New swim coach Garland Bartlett is always ready to dive in headfirst
After nine years as an assistant, Bartlett brings a fresh perspective to a rejuvenated program
Being in the water is something that comes naturally to Garland Bartlett, American University’s newest swimming & diving head coach. After over 15 years of competitive swimming, Bartlett dove headfirst into the world of collegiate coaching. And after nine years of being an assistant at four different institutions, she’s looking forward to her first full season as a head coach.
Coaching is in Bartlett’s blood. Her mother, Wendy Bartlett, has been coaching squash at Trinity College in Hartford, Connecticut for over 38 years. Bartlett says that she “grew up in a coaching family,” and that watching her mother interact with her student-athletes growing up had a big influence on her.
“They were all my big sisters,” she says about the Trinity players.
Bartlett has been swimming from a very young age, at first in the summers with her family at the pool and then competing on a summer league swim team when she was just four years old.
“[I tried] every sport, from soccer to lacrosse,” Bartlett said. “Anything that involved running I didn’t like.”
When the time came to choose a sport in high school, the decision seemed easy. Bartlett said she loved the water, so “things got pretty streamlined with what sport I wanted to focus on.”
After graduating from Conard High School in West Hartford, Connecticut, Bartlett chose to attend and compete for Franklin & Marshall College. She swam all four years at the Division 3 school in Lancaster, Pennsylvania as a distance freestyler. She posted some of the fastest times in the school, with her effort in the 1650 meter freestyle swim still holding the 6th fastest time in school history. The same season she set the then-record for the 1650, Bartlett was named the Most Valuable Swimmer in 2010.
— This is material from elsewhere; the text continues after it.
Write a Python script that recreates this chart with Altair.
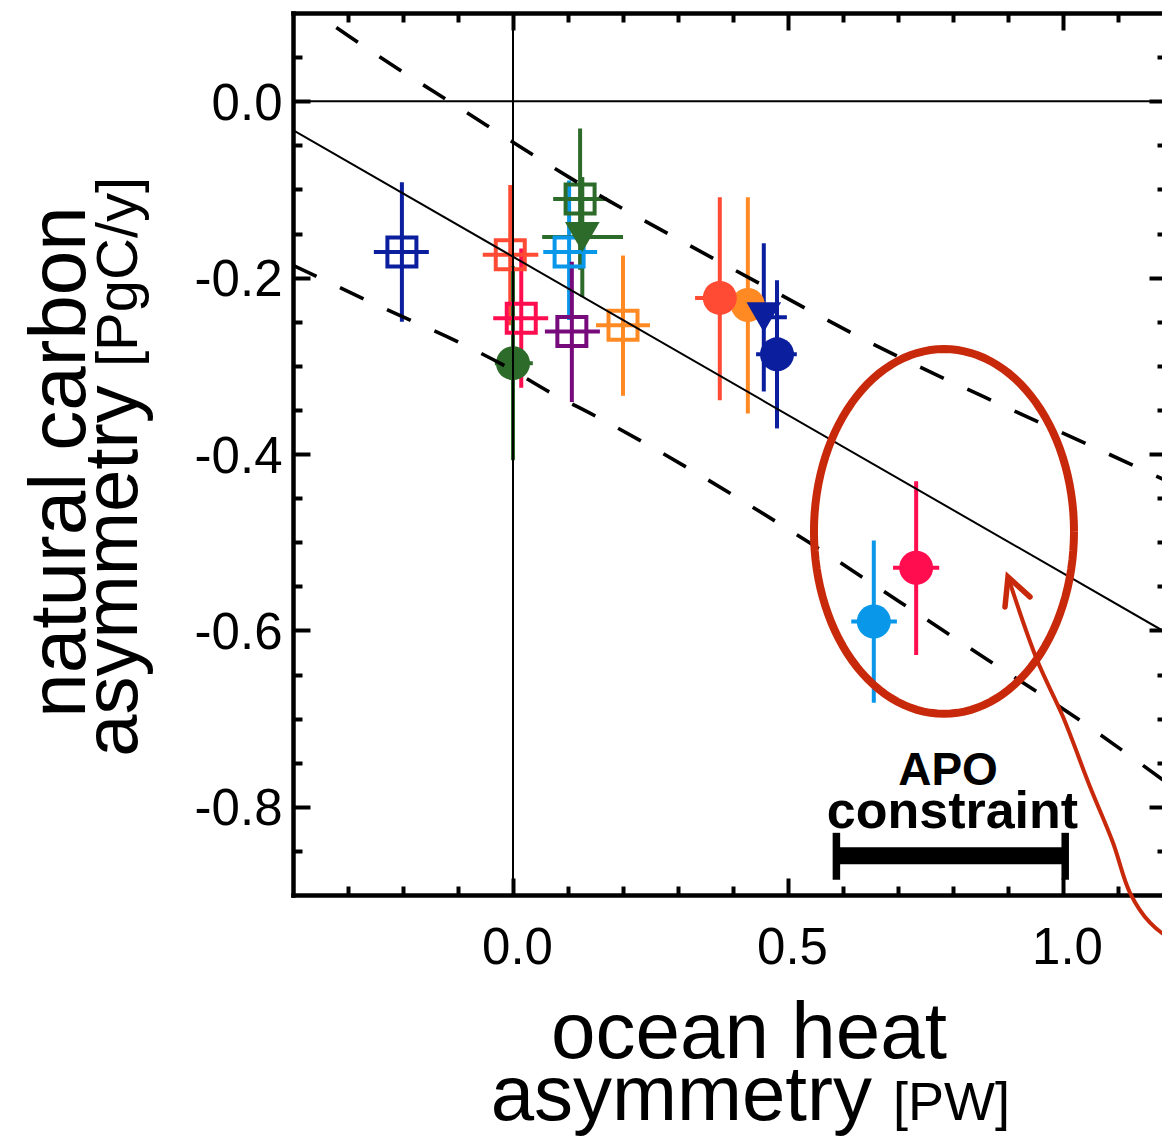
import altair as alt
import numpy as np
import pandas as pd

FONT = "Liberation Sans"
RED = "#c8290b"

# ---------------- model estimates (drawing order) ----------------
heat = [-0.202, -0.005, 0.015, 0.102, 0.107, 0.200, 0.122, 0.126, 0.000,
        0.427, 0.376, 0.456, 0.480, 0.656, 0.733]
carbon = [-0.171, -0.174, -0.246, -0.171, -0.261, -0.254, -0.111, -0.154, -0.297,
          -0.231, -0.223, -0.245, -0.287, -0.590, -0.529]
heat_lo = [-0.253, -0.055, -0.036, 0.055, 0.058, 0.151, 0.073, 0.053, -0.033,
           0.390, 0.331, 0.416, 0.442, 0.615, 0.691]
heat_hi = [-0.153, 0.046, 0.064, 0.153, 0.158, 0.249, 0.171, 0.200, 0.036,
           0.465, 0.422, 0.498, 0.516, 0.698, 0.775]
carbon_lo = [-0.250, -0.254, -0.325, -0.248, -0.341, -0.334, -0.191, -0.222, -0.407,
             -0.354, -0.339, -0.329, -0.371, -0.682, -0.628]
carbon_hi = [-0.092, -0.095, -0.167, -0.090, -0.182, -0.175, -0.031, -0.086, -0.187,
             -0.109, -0.109, -0.161, -0.203, -0.498, -0.431]
marker = ["square", "square", "square", "square", "square", "square", "square",
          "triangle-down", "circle", "circle", "circle", "triangle-down", "circle",
          "circle", "circle"]
colour = ["#0b1e9e", "#ff4b34", "#ff0d4f", "#0897e9", "#770b7c", "#ff8a24", "#2d6b2b",
          "#2d6b2b", "#2d6b2b", "#ff8a24", "#ff4b34", "#0b1e9e", "#0b1e9e", "#0897e9",
          "#ff0d4f"]

# ---------------- regression line and confidence band ----------------
fit_x = [-0.40, 1.20]
fit_y = [-0.0328, -0.607]
band_hi_x = [-0.40, -0.36, -0.242, -0.082, 0.0, 0.144, 0.296, 0.476, 0.644, 0.904, 1.062, 1.20]
band_hi_y = [0.116, 0.0997, 0.050, -0.0136, -0.0465, -0.102, -0.155, -0.216, -0.272,
             -0.349, -0.394, -0.434]
band_lo_x = [-0.40, -0.227, -0.100, -0.018, 0.067, 0.153, 0.540, 0.704, 0.862, 1.026, 1.20]
band_lo_y = [-0.186, -0.237, -0.273, -0.299, -0.330, -0.358, -0.501, -0.568, -0.633,
             -0.700, -0.778]

# ---------------- annotations ----------------
apo_lo, apo_hi, apo_y = 0.588, 1.004, -0.8555
apo_cap_lo, apo_cap_hi = -0.8827, -0.8295
ell_cx, ell_cy, ell_rx, ell_ry = 0.7836, -0.4878, 0.2364, 0.2068
arrow_x = [0.900, 0.9527, 1.000, 1.0491, 1.0909, 1.1218, 1.1582, 1.1945, 1.2309]
arrow_y = [-0.5394, -0.6334, -0.698, -0.7773, -0.8408, -0.8975, -0.9314, -0.9484, -0.953]
head_x = [0.8945, 0.900, 0.940]
head_y = [-0.5734, -0.5394, -0.562]

# axis ticks
x_major = [0.0, 0.5, 1.0]
x_minor = [-0.3, -0.2, -0.1, 0.1, 0.2, 0.3, 0.4, 0.6, 0.7, 0.8, 0.9, 1.1]
y_major = [-0.8, -0.6, -0.4, -0.2, 0.0]
y_minor = [-0.85, -0.75, -0.7, -0.65, -0.55, -0.5, -0.45, -0.35, -0.3, -0.25,
           -0.15, -0.1, -0.05, 0.05]

PLOT_W = 869
XS = alt.Scale(domain=[-0.4, -0.4 + PLOT_W / 550.0], nice=False, zero=False)
YS = alt.Scale(domain=[-0.9, 0.1], nice=False, zero=False)


def X(f, axis=None):
    return alt.X(f, type="quantitative", scale=XS, axis=axis)


def Y(f, axis=None):
    return alt.Y(f, type="quantitative", scale=YS, axis=axis)


pts = pd.DataFrame(dict(x=heat, y=carbon, xlo=heat_lo, xhi=heat_hi,
                        ylo=carbon_lo, yhi=carbon_hi, shape=marker, color=colour))
size_map = {"square": 841, "circle": 1156, "triangle-down": 1200}
pts["size"] = [size_map[m] for m in marker]
pts["fill"] = ["transparent" if m == "square" else c for m, c in zip(marker, colour)]
pts["sw"] = [4 if m == "square" else 0 for m in marker]

dummy = pd.DataFrame({"x": [0.0], "y": [0.0]})
LABEL_EXPR = "(datum.value < 0 ? '-' : '') + format(abs(datum.value), '.1f')"

tick_common = dict(labels=False, domain=False, grid=False, title=None,
                   tickColor="black", tickWidth=4)
frame = dict(domain=True, domainColor="black", domainWidth=4.5, domainCap="square")


def axis_layer(xaxis, yaxis):
    return alt.Chart(dummy).mark_point(opacity=0, size=1).encode(
        x=X("x", xaxis), y=Y("y", yaxis))


label_layer = axis_layer(
    alt.Axis(orient="bottom", values=x_major, labelExpr=LABEL_EXPR, ticks=False, tickSize=0,
             grid=False, title=None, labelFontSize=51, labelFont=FONT,
             labelColor="black", labelPadding=68, labelBaseline="alphabetic",
             labelOffset=4, labelFlush=False, labelOverlap=False, labelAlign="center", **frame),
    alt.Axis(orient="left", values=y_major, labelExpr=LABEL_EXPR, ticks=False, tickSize=0,
             grid=False, title=None, labelFontSize=51, labelFont=FONT,
             labelColor="black", labelPadding=11, labelBaseline="alphabetic",
             labelOffset=18, labelFlush=False, labelOverlap=False, labelAlign="right", **frame),
)
top_frame = axis_layer(
    alt.Axis(orient="top", ticks=False, labels=False, grid=False, title=None, **frame), None)
major_bl = axis_layer(
    alt.Axis(orient="bottom", values=x_major, tickSize=17, offset=-17, **tick_common),
    alt.Axis(orient="left", values=y_major, tickSize=17, offset=-17, **tick_common))
minor_bl = axis_layer(
    alt.Axis(orient="bottom", values=x_minor, tickSize=9, offset=-9, **tick_common),
    alt.Axis(orient="left", values=y_minor, tickSize=9, offset=-9, **tick_common))
major_tr = axis_layer(
    alt.Axis(orient="top", values=x_major, tickSize=17, offset=-17, **tick_common),
    alt.Axis(orient="right", values=y_major, tickSize=13, offset=-13, **tick_common))
minor_tr = axis_layer(
    alt.Axis(orient="top", values=x_minor, tickSize=9, offset=-9, **tick_common),
    alt.Axis(orient="right", values=y_minor, tickSize=5, offset=-5, **tick_common))

vbars = alt.Chart(pts).mark_rule(strokeWidth=4).encode(
    x=X("x"), y=Y("ylo"), y2=alt.Y2("yhi"), color=alt.Color("color:N", scale=None))
hbars = alt.Chart(pts).mark_rule(strokeWidth=4).encode(
    x=X("xlo"), x2=alt.X2("xhi"), y=Y("y"), color=alt.Color("color:N", scale=None))
markers = alt.Chart(pts).mark_point(filled=True, opacity=1).encode(
    x=X("x"), y=Y("y"),
    shape=alt.Shape("shape:N", scale=None),
    size=alt.Size("size:Q", scale=None),
    fill=alt.Fill("fill:N", scale=None),
    stroke=alt.Stroke("color:N", scale=None),
    strokeWidth=alt.StrokeWidth("sw:Q", scale=None))

zero_v = alt.Chart(pd.DataFrame({"x": [0.0]})).mark_rule(color="black", strokeWidth=2).encode(x=X("x"))
zero_h = alt.Chart(pd.DataFrame({"y": [0.0]})).mark_rule(color="black", strokeWidth=2).encode(y=Y("y"))

fit = alt.Chart(pd.DataFrame({"x": fit_x, "y": fit_y})).mark_line(
    color="black", strokeWidth=2, clip=True).encode(x=X("x"), y=Y("y"))
band_hi = alt.Chart(pd.DataFrame({"x": band_hi_x, "y": band_hi_y})).mark_line(
    color="black", strokeWidth=3.6, strokeDash=[26, 26], clip=True,
    interpolate="monotone").encode(x=X("x"), y=Y("y"))
band_lo = alt.Chart(pd.DataFrame({"x": band_lo_x, "y": band_lo_y})).mark_line(
    color="black", strokeWidth=3.6, strokeDash=[26, 26], clip=True,
    interpolate="monotone").encode(x=X("x"), y=Y("y"))

t = np.linspace(0, 2 * np.pi, 121)
ell = pd.DataFrame({"x": ell_cx + ell_rx * np.cos(t), "y": ell_cy + ell_ry * np.sin(t),
                    "i": np.arange(len(t))})
ellipse = alt.Chart(ell).mark_line(color=RED, strokeWidth=8).encode(
    x=X("x"), y=Y("y"), order="i:Q")

arrow = alt.Chart(pd.DataFrame({"x": arrow_x, "y": arrow_y, "i": range(len(arrow_x))})).mark_line(
    color=RED, strokeWidth=4, interpolate="catmull-rom").encode(
    x=X("x"), y=Y("y"), order="i:Q")
head = alt.Chart(pd.DataFrame({"x": head_x, "y": head_y, "i": range(3)})).mark_line(
    color=RED, strokeWidth=5.5, strokeJoin="miter", strokeCap="round").encode(
    x=X("x"), y=Y("y"), order="i:Q")

apo_bar = alt.Chart(pd.DataFrame({"x": [apo_lo], "x2": [apo_hi], "y": [apo_y]})).mark_rule(
    color="black", strokeWidth=17).encode(x=X("x"), x2=alt.X2("x2"), y=Y("y"))
apo_caps = alt.Chart(pd.DataFrame({"x": [apo_lo, apo_hi], "y": [apo_cap_lo] * 2,
                                   "y2": [apo_cap_hi] * 2})).mark_rule(
    color="black", strokeWidth=7.5).encode(x=X("x"), y=Y("y"), y2=alt.Y2("y2"))


def label(txt, x, y, size, align="center", angle=0, weight="normal"):
    return alt.Chart(pd.DataFrame({"x": [x], "y": [y], "t": [txt]})).mark_text(
        font=FONT, fontSize=size, fontWeight=weight, align=align, baseline="alphabetic",
        angle=angle, color="black").encode(x=X("x"), y=Y("y"), text="t:N")


texts = [
    label("APO", 0.791, -0.775, 46, weight="bold"),
    label("constraint", 0.799, -0.8238, 52, weight="bold"),
    label("ocean heat", 0.429, -1.0844, 80),
    label("asymmetry", 0.6527, -1.1547, 78, align="right"),
    label("[PW]", 0.6909, -1.1547, 54, align="left"),
    label("natural carbon", -0.7782, -0.409, 80, angle=270),
    label("asymmetry", -0.6836, -0.7433, 76, align="left", angle=270),
    label("[PgC/y]", -0.6836, -0.3014, 58, align="left", angle=270),
]

chart = alt.layer(
    label_layer, top_frame, major_bl, minor_bl, major_tr, minor_tr,
    vbars, hbars, markers,
    zero_v, zero_h, fit, band_hi, band_lo,
    ellipse, arrow, head, apo_bar, apo_caps, *texts,
).resolve_axis(x="independent", y="independent").properties(
    width=PLOT_W, height=882,
    padding={"left": 285, "top": 5, "right": 0, "bottom": 246},
    autosize=alt.AutoSizeParams(type="none"),
).configure(font=FONT).configure_view(stroke="white", strokeWidth=0)

chart.save("out.html", embed_options={"renderer": "svg", "actions": False})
When it came time for Bartlett to weigh her post grad options, she had a pretty good idea of what she wanted to do.
“I knew I didn’t want to give up the sport of swimming,” Bartlett said. “And I loved seeing what my mom did. I’m like, ‘I want to do this, I want to try this!’ And so I tried it right out of college and loved it. And I’ve been lucky enough to stay with it.”
Bartlett’s first full time coaching job out of college came as an assistant coach at the College of New Jersey. After spending a season with the Lions, she went on to join her mother at Trinity College, serving as an assistant coach and recruiting coordinator for the Bantams’ swim & dive program while also getting her master’s degree in American Studies.
After her time at Trinity, Bartlett joined the coaching staff of a familiar face at Middlebury College. Bob Rueppel, who has served as head swim & dive coach at Middlebury since 2012, was also Bartlett’s coach at Franklin & Marshall. She credits him as one of her biggest influences and “biggest role model” as a coach.
“He really helped me excel in the pool,” Bartlett said of Rueppel. “I felt like he believed in me, he had this positive energy on deck, and that was something I wanted to keep with my team and what I’ve really tried to instill.”
After just one season at Middlebury, Bartlett made the jump to Division I when she was hired as an assistant coach and recruiting coordinator at American University. She started as an assistant coach and recruiting coordinator, but was promoted to the full-time head coach in June after a two-month interim head coaching period after the retirement of Mark Davin in April 2020.
The Eagles enjoyed a very successful season last year, even with the circumstances of a coronavirus-ridden school year. Four school records were broken during the season finale at the 2021 Patriot League Challenge, with three being broken by standout freshman Mimi Watts.
Looking forward, Bartlett is already excited about what the program is becoming, and said that the team culture is growing in a positive direction. After a season of record-breaking individual and relay times from the underclassmen, she’s confident in the team’s long-term potential.
“We can make a big leap nationally in Division I, and in the conference, I think there’s a lot of swimmers and relays that could score higher than we have at conferences, break more records, and then hopefully get more NCAA ‘B’ cuts as well,” she said.
“I think the world is the team’s oyster,” Bartlett said regarding her level of optimism for this upcoming season. “I think the possibilities are endless with this team and with their motivation, positivity and energy and commitment to the university and how excited they are to represent the Eagles.”